We are given $X_1, X_2,\dots, X_n$ that are independent and with the same disturbution function $f(x) = 3x^2 /\theta^3$ for $ 0 \leq x \leq \theta$, where $\theta$ is an unknown positive variable. Using the maximum likelyhood method find :
- An MLE for $\theta$
- An MLE for the variance of Xi's
My answer to 1 is the well -known method : $L(\theta) = \prod_{i=1}^nf(X_i:\theta) \implies $ $$ L(\theta) = (\frac{3}{\theta^3})^n\prod_{i=1}^{n}x_i^3 $$ Now this has a well-known answer : $\hat \theta = \max_{1\leq i\leq n}x_i$
My problem is question 2 : I haven't got the concept of MLE quite well . I computed
$\sigma^2 = Var(Xi) = \frac{3\theta^2}{5}$. When we are trying to find an MLE for $Var(X_i)$ is it like we are trying to find an MLE for $\theta^2$ ? And if we already have an MLE for $\theta$ can't we just say that the MLE for $\theta^2$ is $\hat \theta^2$?
So I would answer something like :
$\hat Var(X_i) =\frac{3}{5}\hat \theta^2 $ but I am not sure at all .
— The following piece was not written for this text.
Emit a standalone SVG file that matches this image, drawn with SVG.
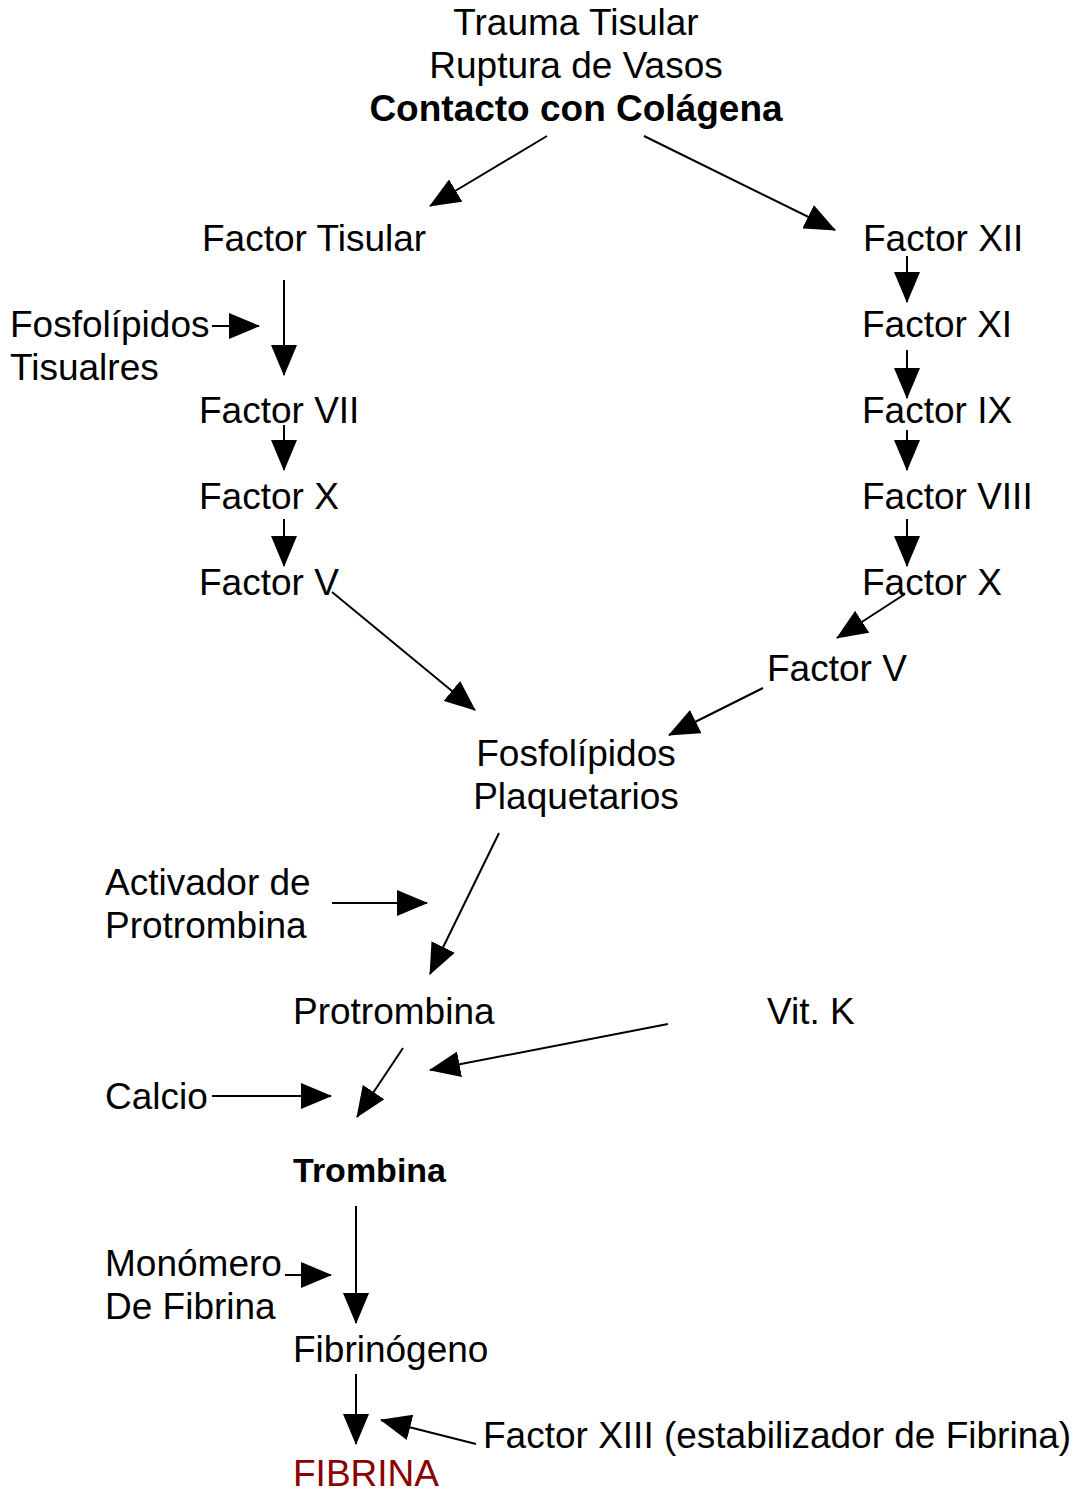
<svg xmlns="http://www.w3.org/2000/svg" width="1082" height="1494" viewBox="0 0 1082 1494">
<style>
text{font-family:"Liberation Sans",Arial,sans-serif;font-size:37px;fill:#000}
.b{font-weight:bold}
.c{text-anchor:middle}
.red{fill:#8b0000}
.e line{stroke:#000;stroke-width:2;marker-end:url(#ah)}
</style>
<defs>
<marker id="ah" markerUnits="userSpaceOnUse" markerWidth="31" markerHeight="26" refX="30" refY="13" orient="auto" viewBox="0 0 31 26">
<path d="M0,0 L31,13 L0,26 z" fill="#000"/>
</marker>
</defs>
<g id="n-origen"><text x="576" y="35" class="c">Trauma Tisular</text><text x="576" y="78" class="c">Ruptura de Vasos</text><text x="576" y="121" class="c b">Contacto con Colágena</text></g>
<g id="n-ftisular"><text x="202" y="251">Factor Tisular</text></g>
<g id="n-fostis"><text x="10" y="337">Fosfolípidos</text><text x="10" y="380">Tisualres</text></g>
<g id="n-f7"><text x="199" y="423">Factor VII</text></g>
<g id="n-f10a"><text x="199" y="509">Factor X</text></g>
<g id="n-f5a"><text x="199" y="595">Factor V</text></g>
<g id="n-f12"><text x="863" y="251">Factor XII</text></g>
<g id="n-f11"><text x="862" y="337">Factor XI</text></g>
<g id="n-f9"><text x="862" y="423">Factor IX</text></g>
<g id="n-f8"><text x="862" y="509">Factor VIII</text></g>
<g id="n-f10b"><text x="862" y="595">Factor X</text></g>
<g id="n-f5b"><text x="767" y="681">Factor V</text></g>
<g id="n-fosplaq"><text x="576" y="766" class="c">Fosfolípidos</text><text x="576" y="809" class="c">Plaquetarios</text></g>
<g id="n-activador"><text x="105" y="895">Activador de</text><text x="105" y="938">Protrombina</text></g>
<g id="n-protrombina"><text x="293" y="1024">Protrombina</text></g>
<g id="n-vitk"><text x="767" y="1024">Vit. K</text></g>
<g id="n-calcio"><text x="105" y="1109">Calcio</text></g>
<g id="n-trombina"><text x="293" y="1182" class="b" style="font-size:34px">Trombina</text></g>
<g id="n-monomero"><text x="105" y="1276">Monómero</text><text x="105" y="1319">De Fibrina</text></g>
<g id="n-fibrinogeno"><text x="293" y="1362">Fibrinógeno</text></g>
<g id="n-f13"><text x="483" y="1448">Factor XIII (estabilizador de Fibrina)</text></g>
<g id="n-fibrina"><text x="293" y="1486" class="red">FIBRINA</text></g>
<g id="edges" class="e">
<line x1="547" y1="136" x2="430" y2="206"/>
<line x1="644" y1="136" x2="835" y2="230"/>
<line x1="284" y1="280" x2="284" y2="375"/>
<line x1="212" y1="326" x2="259" y2="326"/>
<line x1="284" y1="425" x2="284" y2="470"/>
<line x1="284" y1="519" x2="284" y2="566"/>
<line x1="332" y1="592" x2="475" y2="710"/>
<line x1="907" y1="256" x2="907" y2="302"/>
<line x1="907" y1="350" x2="907" y2="398"/>
<line x1="907" y1="430" x2="907" y2="470"/>
<line x1="907" y1="519" x2="907" y2="566"/>
<line x1="905" y1="594" x2="837" y2="638"/>
<line x1="763" y1="688" x2="669" y2="735"/>
<line x1="499" y1="833" x2="430" y2="974"/>
<line x1="332" y1="903" x2="427" y2="903"/>
<line x1="403" y1="1048" x2="357" y2="1117"/>
<line x1="668" y1="1024" x2="430" y2="1070"/>
<line x1="212" y1="1096" x2="331" y2="1096"/>
<line x1="356" y1="1206" x2="356" y2="1323"/>
<line x1="285" y1="1275" x2="331" y2="1275"/>
<line x1="356" y1="1374" x2="356" y2="1444"/>
<line x1="476" y1="1444" x2="381" y2="1420"/>
</g>
</svg>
Even if question 1) wasn't present , the only way I know to use this method is to -blindly - take the definition of maximum likelyhood function (which hopefully will be a function of the parameter I want to estimate) $L(\theta) = \prod_{i=1}^nf(X_i:\theta) $ . So I thought I could maybe write $f(x) $ as a function of $3/5 \theta^2$ : $$f(x:\frac{3}{5}\theta^2) = \sqrt{\frac{3}{5}}\frac{3x^3}{\sqrt{\frac{3}{5}\theta^2}^3}$$ Then I would have : $$L(\frac{3}{5}\theta^2) = (\sqrt{\frac{3}{5}}\frac{3}{\sqrt{\frac{3}{5}\theta^2}^3})^n\prod_{i=1}^{n}x_i^3 \implies $$
$$L(\sigma^2) = \Big(\sqrt{\frac{3}{5} }\frac{3}{\sigma^2}\Big)^n\prod_{i=1}^{n}x_i^3 $$ So then the answer would be just $\hat {\sigma^2} = \max\limits_{1 \leq i \leq n}{x_i}$ ?
By the invariance property of MLE, if $\widehat{\theta}$ is a MLE of a parameter $\theta$ and $g: \mathbb{R} \to \mathbb{R}$ is a function, then $g(\widehat{\theta})$ is a MLE of $g(\theta)$. Since you have obtained an expression for the variance in terms of $\theta$, your first answer would be correct.
Your second approach by using first principles again should give the same answer. However, you should be careful to reparametrise from $\theta$ to the variance parameter $V$ more carefully.